Give all the lines below again, exactly, with no pictures.

> Supplied material
══════════════════════════════

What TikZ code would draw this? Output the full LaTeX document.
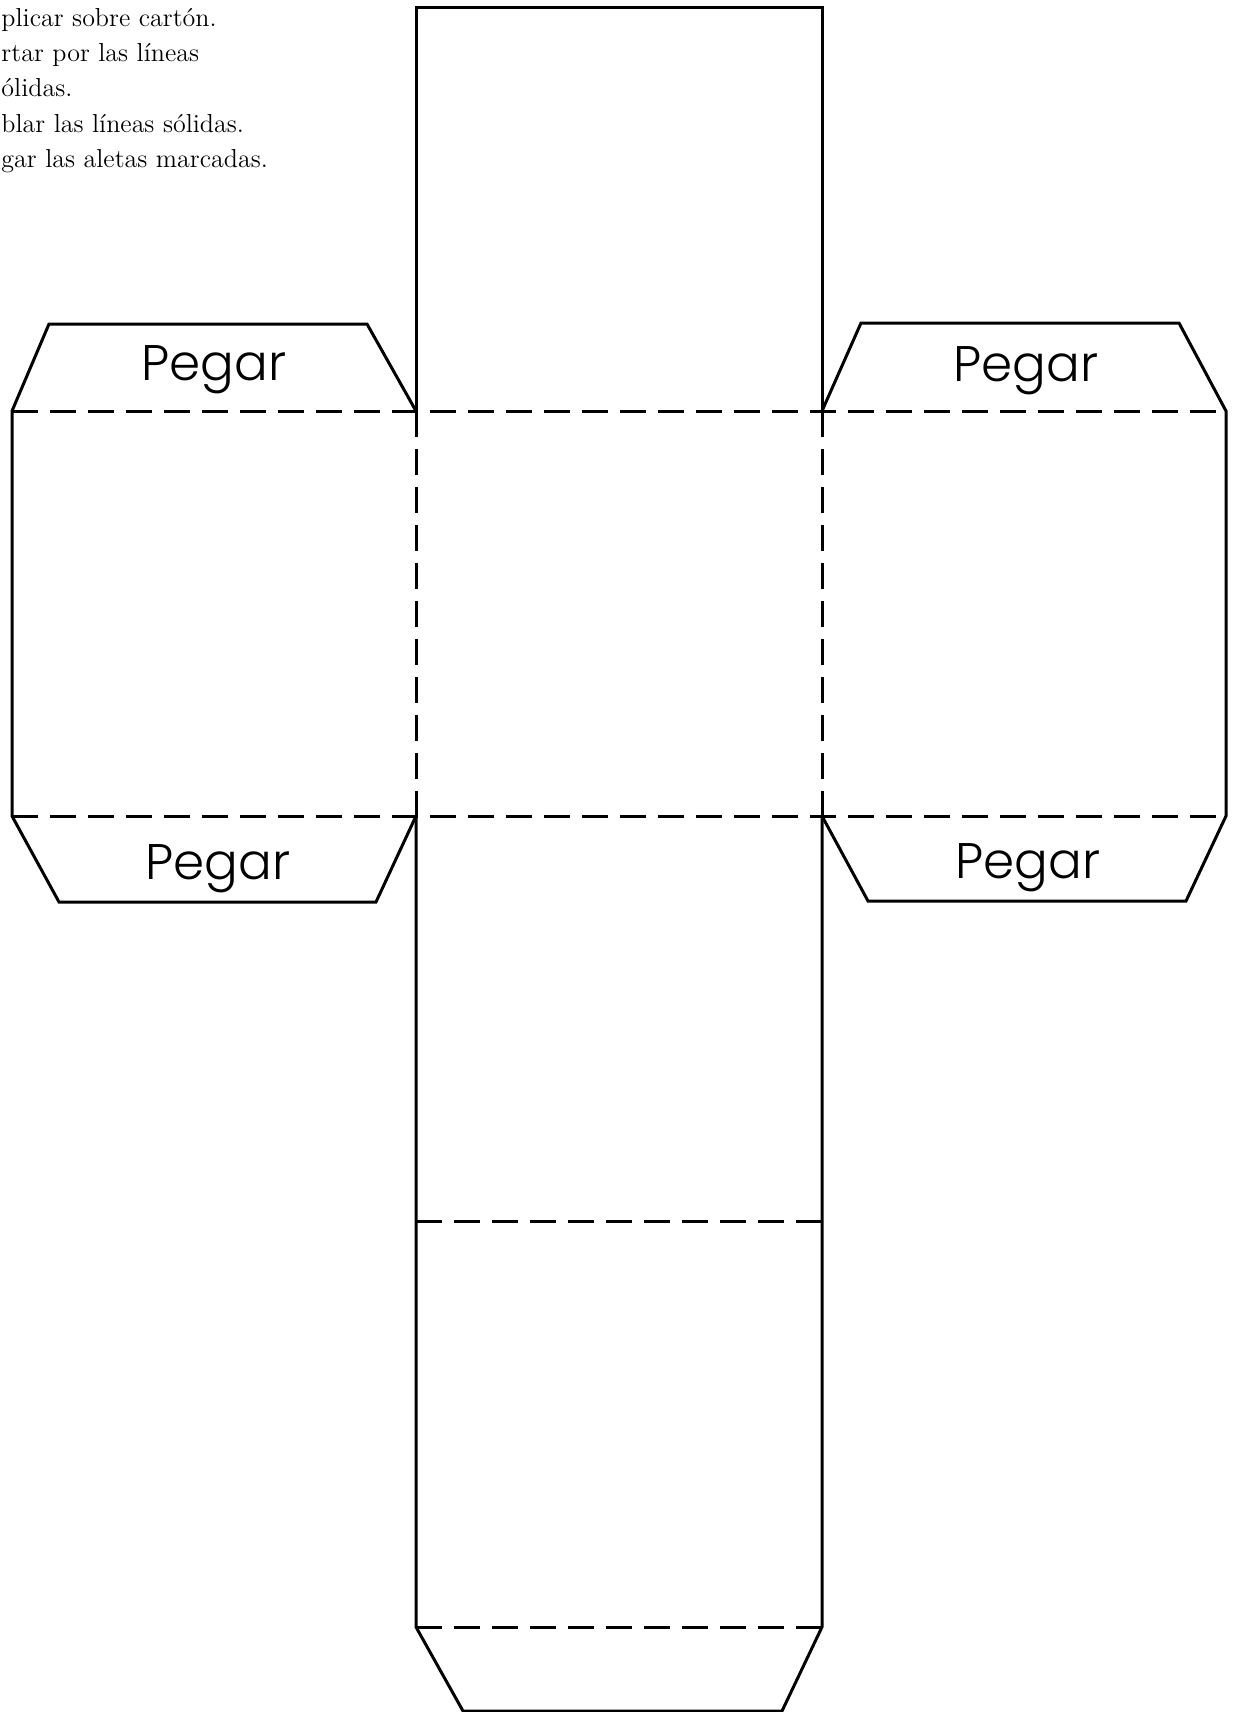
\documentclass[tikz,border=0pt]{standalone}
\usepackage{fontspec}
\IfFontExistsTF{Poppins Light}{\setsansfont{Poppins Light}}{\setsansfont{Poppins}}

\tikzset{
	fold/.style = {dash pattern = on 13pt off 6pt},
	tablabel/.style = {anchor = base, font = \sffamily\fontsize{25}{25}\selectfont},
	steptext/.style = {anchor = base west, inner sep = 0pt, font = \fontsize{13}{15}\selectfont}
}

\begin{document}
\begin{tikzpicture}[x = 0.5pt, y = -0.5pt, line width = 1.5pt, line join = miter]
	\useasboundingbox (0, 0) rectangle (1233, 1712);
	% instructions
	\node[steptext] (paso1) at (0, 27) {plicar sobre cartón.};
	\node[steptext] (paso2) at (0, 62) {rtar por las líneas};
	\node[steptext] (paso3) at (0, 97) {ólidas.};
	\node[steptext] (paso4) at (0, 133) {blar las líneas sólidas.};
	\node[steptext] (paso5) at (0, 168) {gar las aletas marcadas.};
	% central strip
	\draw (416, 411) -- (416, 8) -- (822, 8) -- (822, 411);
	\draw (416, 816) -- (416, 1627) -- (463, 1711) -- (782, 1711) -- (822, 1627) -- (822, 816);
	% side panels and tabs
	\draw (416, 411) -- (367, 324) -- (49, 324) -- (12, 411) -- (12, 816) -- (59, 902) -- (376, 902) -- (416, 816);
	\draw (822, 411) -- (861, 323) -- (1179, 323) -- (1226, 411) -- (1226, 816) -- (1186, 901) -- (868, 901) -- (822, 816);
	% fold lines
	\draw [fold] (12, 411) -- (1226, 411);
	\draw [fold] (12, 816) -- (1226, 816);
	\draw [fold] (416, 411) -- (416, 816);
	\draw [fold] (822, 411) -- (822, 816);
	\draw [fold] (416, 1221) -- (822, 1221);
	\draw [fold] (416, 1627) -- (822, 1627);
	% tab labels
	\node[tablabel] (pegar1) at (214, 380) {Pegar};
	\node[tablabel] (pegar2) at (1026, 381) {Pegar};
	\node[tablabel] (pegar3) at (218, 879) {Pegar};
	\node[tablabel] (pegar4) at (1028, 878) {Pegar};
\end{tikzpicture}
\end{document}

══════════════════════════════

> Solution to this exercise
What TikZ code would draw this? Output the full LaTeX document.
\documentclass[tikz,border=0pt]{standalone}
\usepackage{fontspec}
\IfFontExistsTF{Poppins Light}{\setsansfont{Poppins Light}}{\setsansfont{Poppins}}

\tikzset{
	fold/.style = {dash pattern = on 13pt off 6pt},
	tablabel/.style = {anchor = base, font = \sffamily\fontsize{25}{25}\selectfont},
	steptext/.style = {anchor = base west, inner sep = 0pt, font = \fontsize{13}{15}\selectfont}
}

\begin{document}
\begin{tikzpicture}[x = 0.5pt, y = -0.5pt, line width = 1.5pt, line join = miter]
	\useasboundingbox (0, 0) rectangle (1233, 1712);
	% instructions
	\node[steptext] (paso1) at (0, 27) {plicar sobre cartón.};
	\node[steptext] (paso2) at (0, 62) {rtar por las líneas};
	\node[steptext] (paso3) at (0, 97) {ólidas.};
	\node[steptext] (paso4) at (0, 133) {blar las líneas sólidas.};
	\node[steptext] (paso5) at (0, 168) {gar las aletas marcadas.};
	% central strip
	\draw (416, 411) -- (416, 8) -- (822, 8) -- (822, 411);
	\draw (416, 816) -- (416, 1627) -- (463, 1711) -- (782, 1711) -- (822, 1627) -- (822, 816);
	% side panels and tabs
	\draw (416, 411) -- (367, 324) -- (49, 324) -- (12, 411) -- (12, 816) -- (59, 902) -- (376, 902) -- (416, 816);
	\draw (822, 411) -- (861, 323) -- (1179, 323) -- (1226, 411) -- (1226, 816) -- (1186, 901) -- (868, 901) -- (822, 816);
	% fold lines
	\draw [fold] (12, 411) -- (1226, 411);
	\draw [fold] (12, 816) -- (1226, 816);
	\draw [fold] (416, 411) -- (416, 816);
	\draw [fold] (822, 411) -- (822, 816);
	\draw [fold] (416, 1221) -- (822, 1221);
	\draw [fold] (416, 1627) -- (822, 1627);
	% tab labels
	\node[tablabel] (pegar1) at (214, 380) {Pegar};
	\node[tablabel] (pegar2) at (1026, 381) {Pegar};
	\node[tablabel] (pegar3) at (218, 879) {Pegar};
	\node[tablabel] (pegar4) at (1028, 878) {Pegar};
\end{tikzpicture}
\end{document}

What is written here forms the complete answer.